- Abbreviation: WCCB
- Motto: "Fighting Transboundary Environmental Crime"

Agency overview
- Formed: 6 June 2007
- Employees: Classified
- Annual budget: ₹13.86 crore (US$1.4 million) (2025–26)

Jurisdictional structure
- National agency: India
- Operations jurisdiction: India
- Governing body: Government of India

Operational structure
- Headquarters: Trikoot-1 Building, 2nd Floor, Bhikaji Cama Place, New Delhi-110066
- Minister responsible: Bhupendra Yadav, Ministry of Environment, Forest and Climate Change;
- Agency executives: Ramesh Kumar Pandey IFS, Director; Ruchika Rishi, IGP, IPS, Additional Director;
- Parent agency: Ministry of Environment, Forest and Climate Change

Website
- wccb.gov.in

= Wildlife Crime Control Bureau =

Wildlife Crime Control Bureau (WCCB) is a statutory body established by the Government of India under the Ministry of Environment, Forest and Climate Change to combat organised wildlife crime. The Wild Life (Protection) Amendment Act, 2006 provisions came in to force on 6 June 2007. It became operational in the year 2008.

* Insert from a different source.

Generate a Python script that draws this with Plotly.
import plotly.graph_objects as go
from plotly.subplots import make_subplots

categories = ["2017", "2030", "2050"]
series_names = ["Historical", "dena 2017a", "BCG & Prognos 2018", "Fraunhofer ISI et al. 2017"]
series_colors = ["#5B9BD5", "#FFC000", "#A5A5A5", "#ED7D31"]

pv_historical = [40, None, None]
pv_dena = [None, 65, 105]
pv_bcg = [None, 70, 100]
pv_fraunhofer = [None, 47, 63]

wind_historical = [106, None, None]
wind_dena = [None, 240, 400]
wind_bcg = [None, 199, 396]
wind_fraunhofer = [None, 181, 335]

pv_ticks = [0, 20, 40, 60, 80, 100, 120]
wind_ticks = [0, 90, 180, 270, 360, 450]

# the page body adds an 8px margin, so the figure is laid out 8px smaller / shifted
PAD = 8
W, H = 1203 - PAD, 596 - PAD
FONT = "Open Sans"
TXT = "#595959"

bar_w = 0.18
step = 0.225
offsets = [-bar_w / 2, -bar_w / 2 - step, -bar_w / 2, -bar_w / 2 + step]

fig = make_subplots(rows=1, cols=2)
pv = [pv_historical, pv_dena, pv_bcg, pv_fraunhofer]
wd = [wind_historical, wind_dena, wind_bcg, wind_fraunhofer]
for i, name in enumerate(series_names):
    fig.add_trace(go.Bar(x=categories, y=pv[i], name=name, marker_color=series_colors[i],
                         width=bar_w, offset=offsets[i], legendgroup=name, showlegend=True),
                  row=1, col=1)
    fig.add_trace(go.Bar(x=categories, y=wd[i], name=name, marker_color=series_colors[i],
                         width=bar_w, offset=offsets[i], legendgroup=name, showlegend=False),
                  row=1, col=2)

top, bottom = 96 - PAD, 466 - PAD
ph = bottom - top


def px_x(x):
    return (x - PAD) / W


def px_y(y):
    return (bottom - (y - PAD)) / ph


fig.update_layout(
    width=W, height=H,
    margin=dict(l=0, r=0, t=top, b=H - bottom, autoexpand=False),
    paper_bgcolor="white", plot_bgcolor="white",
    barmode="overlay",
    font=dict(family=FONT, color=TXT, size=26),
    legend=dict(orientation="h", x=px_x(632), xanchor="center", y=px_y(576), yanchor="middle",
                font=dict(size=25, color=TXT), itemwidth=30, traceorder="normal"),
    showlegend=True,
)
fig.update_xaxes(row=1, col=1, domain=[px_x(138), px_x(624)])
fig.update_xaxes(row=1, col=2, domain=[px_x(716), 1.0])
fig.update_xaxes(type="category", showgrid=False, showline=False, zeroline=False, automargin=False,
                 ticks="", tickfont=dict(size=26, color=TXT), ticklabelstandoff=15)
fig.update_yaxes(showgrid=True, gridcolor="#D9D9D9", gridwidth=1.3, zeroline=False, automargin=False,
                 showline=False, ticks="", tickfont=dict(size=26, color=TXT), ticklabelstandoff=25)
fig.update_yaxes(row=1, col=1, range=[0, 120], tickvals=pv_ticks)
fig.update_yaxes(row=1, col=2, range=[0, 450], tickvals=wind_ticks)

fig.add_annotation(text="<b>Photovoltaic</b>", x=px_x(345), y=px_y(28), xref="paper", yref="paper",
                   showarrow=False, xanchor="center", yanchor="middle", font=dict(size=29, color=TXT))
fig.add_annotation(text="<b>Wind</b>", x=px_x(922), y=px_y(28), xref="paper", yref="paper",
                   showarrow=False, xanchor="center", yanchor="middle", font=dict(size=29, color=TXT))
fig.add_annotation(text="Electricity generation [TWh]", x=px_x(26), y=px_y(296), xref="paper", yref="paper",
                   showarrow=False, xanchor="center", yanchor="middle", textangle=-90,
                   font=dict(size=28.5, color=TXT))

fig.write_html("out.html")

WCCB won the 2010 Clark R. Bavin Wildlife Law Enforcement Awards for its outstanding work on wildlife law enforcement in the country, which was received by Ramesh K Pandey, Deputy Director, on behalf of WCCB. UNEP has also awarded WCCB with Asia Environment Enforcement Award, 2018.

WCCB is also partnering with United Nations University and CIESIN-Earth Institute at Columbia University through the Wildlife Enforcement Monitoring System Initiative.